In between, Alastair Cook dropped the simplest of slip chances from David Warner off Ben Stokes on 22. Warner only lasted four more overs, but the psychological effect of seeing England’s captain slump, head bowed toward the spilled ball, was never quite recovered from. Rogers, meanwhile, went on to 116 before finally being dismissed, six overs from the end.
When Warner was caught behind uppercutting at Stokes, making the score 64 for 1, it was England’s only chance to prise an opening. But Rogers had already been the more dynamic, with 39 to Warner’s 25, and five boundaries to two. He kept the scoring moving through the next few overs to take pressure off Watson, in the process moving past 50 for the second time in the match. 

Watson gave an impression of solidity from the outset. Having established an innings of 10 from 22 balls, Watson began to impose himself with twin boundaries from Tim Bresnan via drives straight and square. He also found the single consistently to keep the ends changing over and the deficit reducing. By lunch, Rogers had accumulated 81 and Watson a composed 36.
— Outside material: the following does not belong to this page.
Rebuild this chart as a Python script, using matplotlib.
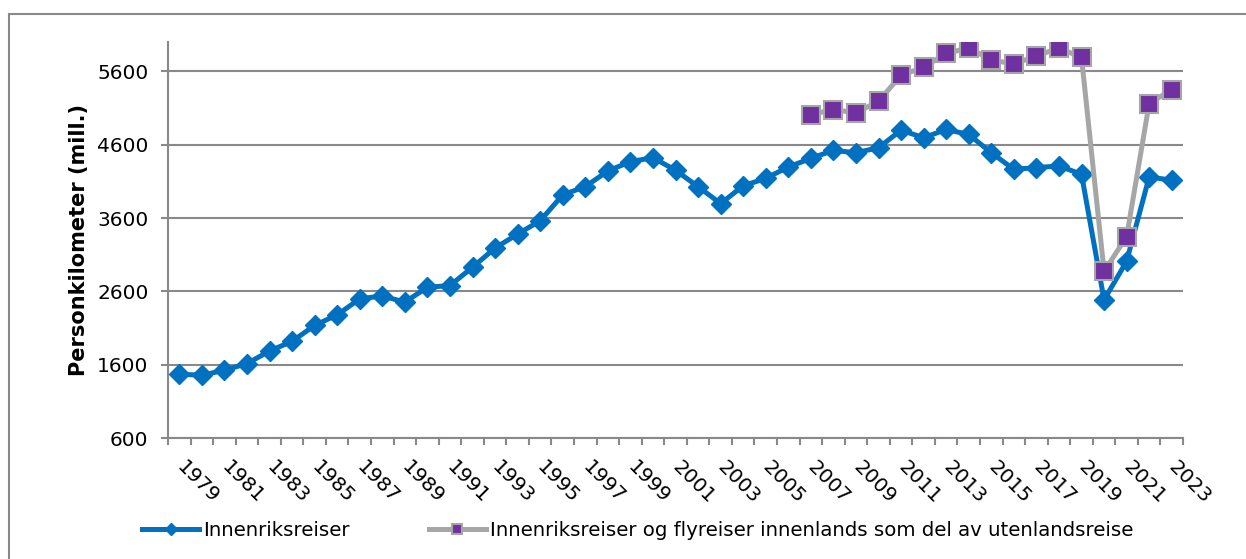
import matplotlib.pyplot as plt
from matplotlib.patches import Rectangle

plt.rcParams['font.family'] = ['DejaVu Sans']

years = list(range(1979, 2024))

innenriks = [1470, 1456, 1524, 1615, 1786, 1918, 2135, 2280, 2497, 2538,
             2452, 2656, 2679, 2928, 3190, 3381, 3562, 3915, 4028, 4241,
             4368, 4423, 4251, 4028, 3797, 4038, 4141, 4295, 4413, 4522,
             4490, 4558, 4798, 4694, 4807, 4739, 4490, 4264, 4287, 4310,
             4196, 2484, 3009, 4160, 4115]

years_fly = list(range(2007, 2024))
innenriks_fly = [5011, 5079, 5034, 5192, 5548, 5654, 5845, 5918, 5758, 5698,
                 5812, 5918, 5790, 2873, 3345, 5160, 5351]

label1 = 'Innenriksreiser'
label2 = 'Innenriksreiser og flyreiser innenlands som del av utenlandsreise'

blue = '#0070C0'
purple = '#7030A0'
lgray = '#A6A6A6'
grid = '#898989'

fig = plt.figure(figsize=(12.46, 5.59), dpi=100)
ax = fig.add_axes([168 / 1246, 1 - 438 / 559, (1183 - 168) / 1246, (438 - 42) / 559])

x1 = [y - 1979 for y in years]
x2 = [y - 1979 for y in years_fly]

ax.plot(x1, innenriks, color=blue, lw=3.6, marker='D', markersize=10,
        markeredgecolor=blue, label=label1, zorder=3)
ax.plot(x2, innenriks_fly, color=lgray, lw=3.6, marker='s', markersize=12.5,
        markerfacecolor=purple, markeredgecolor=lgray, markeredgewidth=1.5,
        label=label2, zorder=4)

ax.set_xlim(-0.5, len(years) - 0.5)
ax.set_ylim(600, 6000)
ax.set_yticks(range(600, 5601, 1000))
ax.yaxis.grid(True, color=grid, lw=1.5)
ax.set_axisbelow(True)

# labels at every other category, tick marks between categories
ax.set_xticks(x1[::2], [str(y) for y in years[::2]])
ax.set_xticks([i - 0.5 for i in range(len(years) + 1)], minor=True)
ax.tick_params(axis='x', which='major', length=0, pad=19, labelsize=14.5)
ax.tick_params(axis='x', which='minor', length=5, width=1.5, color=grid, direction='out')
ax.tick_params(axis='y', length=5, width=1.5, color=grid, labelsize=14.5, pad=9)
for lab in ax.get_xticklabels():
    lab.set_rotation(-45)
    lab.set_ha('left')
    lab.set_va('center')
    lab.set_rotation_mode('anchor')

for s in ['top', 'right']:
    ax.spines[s].set_visible(False)
for s in ['left', 'bottom']:
    ax.spines[s].set_color(grid)
    ax.spines[s].set_linewidth(1.5)

ax.set_ylabel('Personkilometer (mill.)', fontsize=15, fontweight='bold', labelpad=6)

fig.legend(loc='center left', bbox_to_anchor=(142 / 1246, 1 - 530 / 559), ncol=2,
           frameon=False, fontsize=14.2, handlelength=2.9, handletextpad=0.2,
           columnspacing=4.0, markerscale=0.6, borderaxespad=0, borderpad=0)

fig.patches.append(Rectangle((9 / 1246, -0.1), 1.2, 1.1 - 14 / 559, transform=fig.transFigure,
                             fill=False, edgecolor=grid, lw=1.5))

plt.savefig('out.png', dpi=100)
Cook, meanwhile, was running out of options. Joe Root had been brought on for the left-handed opening pair, but was persisted with ahead of Monty Panesar to the right-handed Watson. James Anderson was getting no swing, Broad lost pep after creating early chances. Stokes looked perhaps the most likely, but was also erratic, trying bumpers and yorkers every other ball.
Rogers celebrated his reprieve after the break with a glided boundary from Stokes, then collected twos and threes to move into the 90s. His hundred, though, came from one of the shots of the day, an expansive cover drive that beat the fieldsman for four. His 102 at that stage had taken only 135 balls, belying both Rogers’s reputation as a tortoise and the apparently stodgy pitch.
Watson raised his fifty three ball later with a back-cut four, then larruped the next one over Bresnan’s head. Rogers made it three from the over with a square drive. He passed his previous best of 110 with a cut from Stokes, but when Panesar was brought back for just his fifth over, he had immediate effect. Another cut took only the top edge, and Rogers walked back for 116, acknowledging the standing ovation of a 40,000-strong crowd. With only 31 runs left to score, it was already known that he’d produced a match-winning innings. The partnership with Watson had been worth 136.
The departure signalled party time for the other partner, who smacked three boundaries from four Panesar deliveries on the cut, the heave and the straight drive. Michael Clarke then cut Stokes for four to pass 8000 runs in Tests; only the sixth Australian to do so, and remarkably reaching the landmark in the same match as Cook.
With 10 runs left, Watson tried to heave Bresnan over cover, but saw the skied shot fall out of Anderson’s reach. Then in Panesar’s next over the moment came, Watson pulling through square leg to the fence, though only the required two runs were credited to his total.
It was remarkable that next to the wreckage of England’s second innings, Australia’s had been so full of bonny vitality. Its lowest rated batsman had joined its most maligned to see them home. Clarke’s choice to bowl first had worked, albeit with some nervous moments. Aside from the win, the biggest boon was that his bowlers had been resting since the end of day three.
England has been blown away through the first three matches of this series, but only here was the side in a strong position to win. Even that was taken away, as this Australian side showed it can also win from behind. Remarkably, the teams now head to Sydney with a series whitewash well on the cards.